All of the forward-looking statements made in this report are qualified by these cautionary statements and we cannot assure you that the results or developments anticipated by management will be realized or even if realized, will have the expected consequences to, or effects on, us or our business prospects, financial condition or results of operations. Readers are cautioned not to place undue reliance on these forward-looking statements in making any investment decision. Forward-looking statements made in this report apply only as of the date of this report.

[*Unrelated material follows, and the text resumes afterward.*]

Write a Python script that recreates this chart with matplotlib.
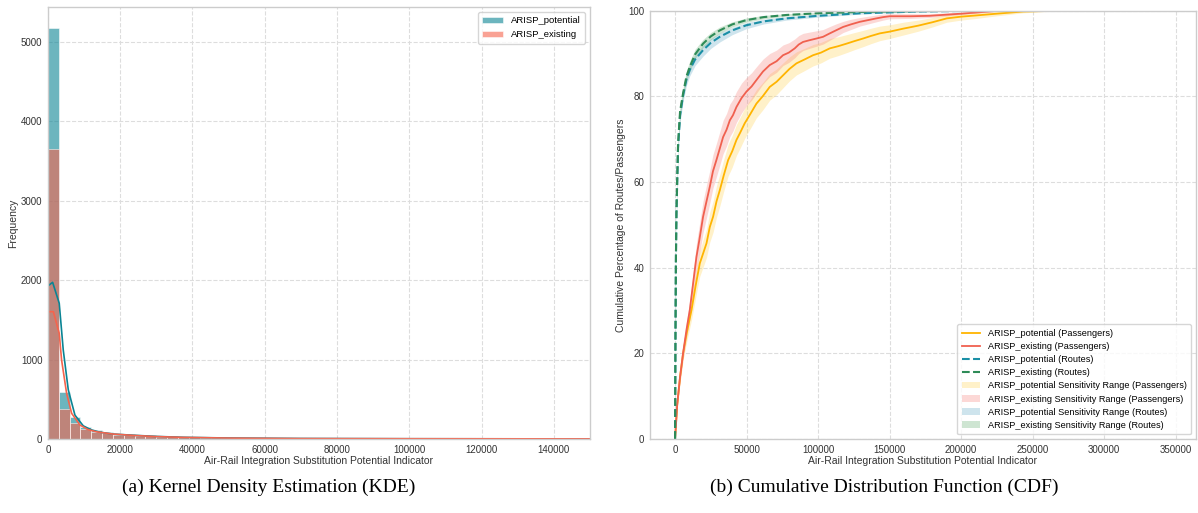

While we may elect to update forward-looking statements from time to time, we specifically disclaim any obligation to do so, even if internal estimates change, unless otherwise required by applicable securities laws.
The forward-looking statements contained in this report are intended to qualify for the safe harbor provisions of Section 27A of the Securities Act of 1933, as amended, and Section 21E of the Securities Exchange Act of 1934, as amended.